**Written problem:** Copy exactly the lines that run from the top of the listing to the line containing "from matplotlib.patches import Rectangle", both ends included, and omit the pictures.

┌──

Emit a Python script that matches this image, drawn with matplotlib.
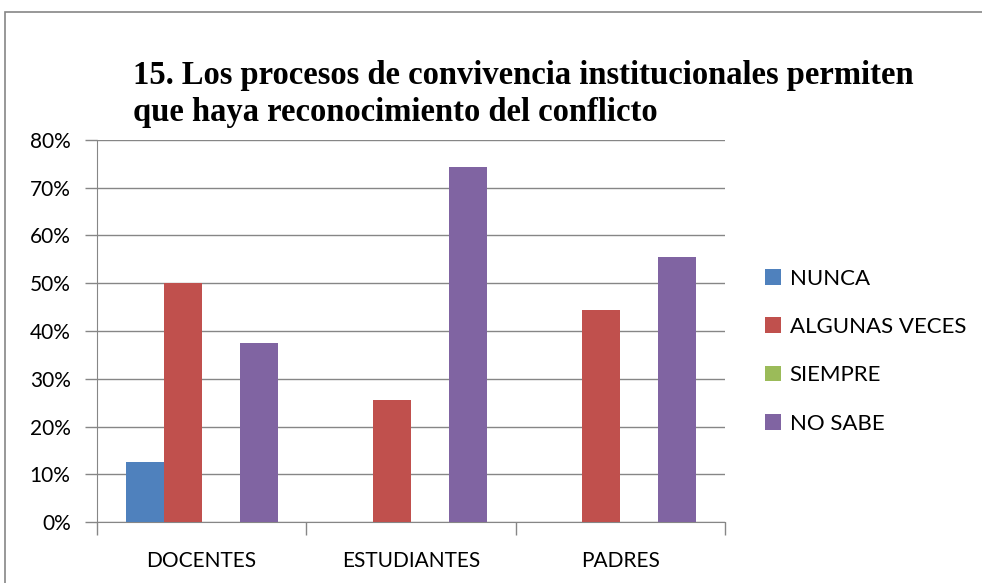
import numpy as np
import matplotlib
matplotlib.use("Agg")
import matplotlib.pyplot as plt
from matplotlib.patches import Rectangle

# data
categories = ["DOCENTES", "ESTUDIANTES", "PADRES"]
series_names = ["NUNCA", "ALGUNAS VECES", "SIEMPRE", "NO SABE"]
nunca = [0.125, 0.0, 0.0]
algunas_veces = [0.50, 0.256, 0.444]
siempre = [0.0, 0.0, 0.0]
no_sabe = [0.375, 0.744, 0.556]
y_ticks = [0.0, 0.1, 0.2, 0.3, 0.4, 0.5, 0.6, 0.7, 0.8]

colors = ["#4F81BD", "#C0504D", "#9BBB59", "#8064A2"]
title = "15. Los procesos de convivencia institucionales permiten\nque haya reconocimiento del conflicto"

fig = plt.figure(figsize=(9.82, 5.83), dpi=100)
ax = fig.add_axes([0.0988, 0.1046, 0.6395, 0.6553])

# outer chart border
fig.patches.append(Rectangle((0.005, -0.01), 1.0, 0.99, transform=fig.transFigure,
                             fill=False, edgecolor="#868686", linewidth=1.2))

x = np.arange(len(categories))
w = 0.1816
all_series = [nunca, algunas_veces, siempre, no_sabe]
for j, (name, vals) in enumerate(zip(series_names, all_series)):
    ax.bar(x + (j - 1.5) * w, vals, width=w, color=colors[j], label=name, zorder=3)

ax.set_xlim(-0.5, len(categories) - 0.5)
ax.set_ylim(0, 0.8)
ax.set_yticks(y_ticks)
ax.set_yticklabels([f"{int(round(v * 100))}%" for v in y_ticks],
                   fontsize=15, family="Lato")
ax.yaxis.grid(True, color="#868686", linewidth=1.0, zorder=0)

ax.set_xticks(x)
ax.set_xticklabels(categories, fontsize=15, family="Lato")
ax.tick_params(axis="x", length=0, pad=21)
ax.set_xticks(np.arange(len(categories) + 1) - 0.5, minor=True)
ax.tick_params(axis="x", which="minor", length=9, color="#868686", width=1.0)
ax.tick_params(axis="y", length=9, color="#868686", width=1.0, pad=10)

for side in ["top", "right"]:
    ax.spines[side].set_visible(False)
ax.spines["left"].set_color("#868686")
ax.spines["bottom"].set_color("#868686")

fig.text(0.135, 0.897, title, fontsize=23.5, fontweight="bold", family="Liberation Serif",
         ha="left", va="top", linespacing=1.25)

leg = ax.legend(loc="center left", bbox_to_anchor=(1.032, 0.447), frameon=False,
                prop={"family": "Lato", "size": 16}, handlelength=0.7, handleheight=0.7,
                labelspacing=1.28, handletextpad=0.4)

fig.savefig("out.png", dpi=100)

└──

**Task answer:**
Emit a Python script that matches this image, drawn with matplotlib.
import numpy as np
import matplotlib
matplotlib.use("Agg")
import matplotlib.pyplot as plt
from matplotlib.patches import Rectangle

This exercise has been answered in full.